I can remember some years ago cutting down a birch tree as a woman sat nearby and wept. She did not create some kind of scene or carry on in protest. She just sat across the lawn from where I worked and cried into her cupped hands on a bench.
I asked her if she was ok. She said she was ok, but that she was terribly sad to see the tree go because she and her partner had planted it together, and watched it grow, and that her partner had since died, and in that tree this woman had a strong connection to someone that was no longer here in this world. And as I cut the tree, her connection was also severed. And this brought to light for me Yeats’ idea, that “there is another world, but it’s in this world.”
I’ve always had a strong sense of people’s emotional connection to trees working as an arborist. Be it pain or happiness, or vengeance, or fear, or hope; trees invoke strong emotions in people, they become strong symbols, they tell fascinating stories, they are anything but silent.
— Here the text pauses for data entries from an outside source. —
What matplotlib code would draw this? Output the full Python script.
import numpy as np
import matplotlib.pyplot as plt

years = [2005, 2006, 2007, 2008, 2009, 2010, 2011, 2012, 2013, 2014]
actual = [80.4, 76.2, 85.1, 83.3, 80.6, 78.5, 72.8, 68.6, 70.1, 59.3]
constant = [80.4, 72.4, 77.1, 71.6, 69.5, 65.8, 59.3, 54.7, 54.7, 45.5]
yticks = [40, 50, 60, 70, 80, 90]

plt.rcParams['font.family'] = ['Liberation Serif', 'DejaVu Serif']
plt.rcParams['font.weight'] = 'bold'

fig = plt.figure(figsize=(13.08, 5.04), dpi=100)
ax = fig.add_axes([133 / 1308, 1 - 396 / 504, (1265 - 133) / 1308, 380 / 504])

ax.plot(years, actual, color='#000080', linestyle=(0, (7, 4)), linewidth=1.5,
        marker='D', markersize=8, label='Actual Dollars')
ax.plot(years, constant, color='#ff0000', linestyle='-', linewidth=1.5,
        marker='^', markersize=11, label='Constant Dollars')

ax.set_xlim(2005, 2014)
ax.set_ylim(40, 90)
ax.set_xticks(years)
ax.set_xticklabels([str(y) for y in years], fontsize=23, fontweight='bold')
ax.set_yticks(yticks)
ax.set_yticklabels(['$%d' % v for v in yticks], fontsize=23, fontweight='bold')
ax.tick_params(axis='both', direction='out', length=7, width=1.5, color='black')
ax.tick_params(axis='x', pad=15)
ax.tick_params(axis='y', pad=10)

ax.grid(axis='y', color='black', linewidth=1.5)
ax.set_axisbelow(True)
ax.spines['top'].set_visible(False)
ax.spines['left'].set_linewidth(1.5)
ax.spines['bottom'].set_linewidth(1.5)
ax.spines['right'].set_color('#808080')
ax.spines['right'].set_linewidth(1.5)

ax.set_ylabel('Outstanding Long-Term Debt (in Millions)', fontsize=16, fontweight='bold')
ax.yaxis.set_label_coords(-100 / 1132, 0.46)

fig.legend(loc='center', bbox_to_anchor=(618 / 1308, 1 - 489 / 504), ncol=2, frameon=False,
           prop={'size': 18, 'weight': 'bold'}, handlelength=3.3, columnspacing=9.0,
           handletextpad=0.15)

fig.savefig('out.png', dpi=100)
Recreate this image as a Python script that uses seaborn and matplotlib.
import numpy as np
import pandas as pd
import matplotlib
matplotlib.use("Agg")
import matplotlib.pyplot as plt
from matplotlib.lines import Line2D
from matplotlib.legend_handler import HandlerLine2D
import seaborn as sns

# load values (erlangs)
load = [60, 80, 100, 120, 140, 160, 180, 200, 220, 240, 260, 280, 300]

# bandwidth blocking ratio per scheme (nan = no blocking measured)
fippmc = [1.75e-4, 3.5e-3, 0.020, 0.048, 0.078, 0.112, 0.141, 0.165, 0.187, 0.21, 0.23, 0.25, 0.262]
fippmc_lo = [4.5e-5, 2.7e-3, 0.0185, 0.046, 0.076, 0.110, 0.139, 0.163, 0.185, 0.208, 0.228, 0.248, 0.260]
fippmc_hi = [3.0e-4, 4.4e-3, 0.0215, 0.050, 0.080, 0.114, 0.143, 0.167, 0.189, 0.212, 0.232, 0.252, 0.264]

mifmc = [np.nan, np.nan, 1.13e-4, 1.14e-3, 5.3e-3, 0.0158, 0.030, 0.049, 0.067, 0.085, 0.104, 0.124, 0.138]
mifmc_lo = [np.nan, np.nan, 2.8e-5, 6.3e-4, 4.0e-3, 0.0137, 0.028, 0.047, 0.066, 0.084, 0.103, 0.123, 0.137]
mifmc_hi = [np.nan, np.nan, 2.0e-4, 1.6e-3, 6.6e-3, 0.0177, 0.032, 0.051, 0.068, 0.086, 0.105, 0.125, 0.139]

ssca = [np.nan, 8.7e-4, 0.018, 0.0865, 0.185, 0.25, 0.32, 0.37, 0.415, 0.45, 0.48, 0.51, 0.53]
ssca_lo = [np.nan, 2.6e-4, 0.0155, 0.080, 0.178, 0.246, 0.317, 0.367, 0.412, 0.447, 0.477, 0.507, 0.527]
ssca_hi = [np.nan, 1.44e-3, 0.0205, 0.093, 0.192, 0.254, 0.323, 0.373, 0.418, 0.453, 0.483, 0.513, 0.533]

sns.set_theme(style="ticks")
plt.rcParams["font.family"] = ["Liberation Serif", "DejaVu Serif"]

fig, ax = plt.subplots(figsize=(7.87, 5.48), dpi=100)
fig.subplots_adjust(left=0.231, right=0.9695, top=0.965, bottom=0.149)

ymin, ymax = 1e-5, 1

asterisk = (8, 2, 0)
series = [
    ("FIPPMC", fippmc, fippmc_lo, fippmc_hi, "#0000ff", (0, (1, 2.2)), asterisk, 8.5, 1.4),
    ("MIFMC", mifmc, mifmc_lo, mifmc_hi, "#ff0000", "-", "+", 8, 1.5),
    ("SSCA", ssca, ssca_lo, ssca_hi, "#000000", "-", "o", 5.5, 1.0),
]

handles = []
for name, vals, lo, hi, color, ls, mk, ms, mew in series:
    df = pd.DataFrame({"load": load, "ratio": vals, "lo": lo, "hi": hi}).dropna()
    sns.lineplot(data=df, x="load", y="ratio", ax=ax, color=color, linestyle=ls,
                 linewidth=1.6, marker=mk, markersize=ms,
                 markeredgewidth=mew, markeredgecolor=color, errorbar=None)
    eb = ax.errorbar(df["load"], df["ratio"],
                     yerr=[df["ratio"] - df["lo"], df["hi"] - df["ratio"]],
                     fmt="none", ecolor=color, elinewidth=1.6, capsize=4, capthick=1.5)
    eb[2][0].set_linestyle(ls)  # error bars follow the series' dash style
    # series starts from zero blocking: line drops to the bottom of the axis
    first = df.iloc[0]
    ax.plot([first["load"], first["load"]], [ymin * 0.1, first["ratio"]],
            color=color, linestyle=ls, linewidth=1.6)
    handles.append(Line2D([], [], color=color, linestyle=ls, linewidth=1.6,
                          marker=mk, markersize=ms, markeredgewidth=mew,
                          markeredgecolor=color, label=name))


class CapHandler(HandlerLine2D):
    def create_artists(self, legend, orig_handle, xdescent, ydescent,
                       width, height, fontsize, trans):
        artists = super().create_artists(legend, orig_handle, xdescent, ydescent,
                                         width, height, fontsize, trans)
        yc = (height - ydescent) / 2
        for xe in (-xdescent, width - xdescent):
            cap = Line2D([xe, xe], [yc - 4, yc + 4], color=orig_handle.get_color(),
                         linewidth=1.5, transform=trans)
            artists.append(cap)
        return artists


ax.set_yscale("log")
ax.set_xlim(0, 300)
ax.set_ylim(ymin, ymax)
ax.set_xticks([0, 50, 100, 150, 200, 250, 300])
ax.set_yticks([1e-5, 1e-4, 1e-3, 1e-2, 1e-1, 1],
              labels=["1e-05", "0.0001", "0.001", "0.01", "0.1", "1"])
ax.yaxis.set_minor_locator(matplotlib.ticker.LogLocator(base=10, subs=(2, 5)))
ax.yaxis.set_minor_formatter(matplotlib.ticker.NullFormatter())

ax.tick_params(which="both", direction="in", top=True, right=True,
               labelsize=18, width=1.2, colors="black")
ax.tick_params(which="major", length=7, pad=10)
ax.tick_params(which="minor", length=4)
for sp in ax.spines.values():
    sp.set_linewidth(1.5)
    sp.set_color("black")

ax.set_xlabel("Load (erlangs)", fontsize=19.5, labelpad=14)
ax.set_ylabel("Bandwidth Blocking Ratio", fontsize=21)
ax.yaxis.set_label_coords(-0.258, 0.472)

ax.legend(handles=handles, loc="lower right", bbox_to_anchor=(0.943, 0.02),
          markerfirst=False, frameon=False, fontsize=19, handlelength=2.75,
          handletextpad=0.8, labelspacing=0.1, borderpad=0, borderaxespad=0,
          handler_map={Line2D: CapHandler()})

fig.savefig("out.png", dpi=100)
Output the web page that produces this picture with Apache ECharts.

Trees are, in fact, worlds within this world.
Annie Dillard wrote, “I never saw a tree that was no tree in particular.” What truth there is in that! How many limbs I have stood on, looked up at, and not one the same shape or size. And at the end of that limb, a bud will continue to break, new leaves will unfurl and grow forward, outward, upward. A Ruby-throated Hummingbird will hover nearby, and perhaps a grain of tropical sand falls out of it’s hackle and down onto the tree’s roots. So we are all travelers that can taste the tropics! This is what a tree has taught me: the quality of detail.
Viktor E. Frankl in his book Man’s Search for Meaning recounts a conversation he has with a woman in a concentration camp just before her death. He writes that, “Pointing through the window of the hut, she said, ‘This tree here is the only friend I have in my loneliness.’ Through that window she could see just one branch of a chestnut tree, and on the branch were two blossoms. ‘I often talk to this tree,’ she said to me. I was startled and didn’t quite know how to take her words. Was she delirious? Did she have occasional hallucinations? Anxiously I asked her if the tree replied. ‘Yes.’ What did it say to her? She answered, ‘It said to me, ‘I am here-I am here-I am life, eternal life.'”
There is hope in such a stillness like that. To look out of a window and see eternal life on the branch of a tree. To feel that kind of calm. We are moved, we are transported, in the top of a tree, out on a branch-trees grow in that wonderful space between heaven and earth. Singular, silent and still, we can breathe and our breath is taken away.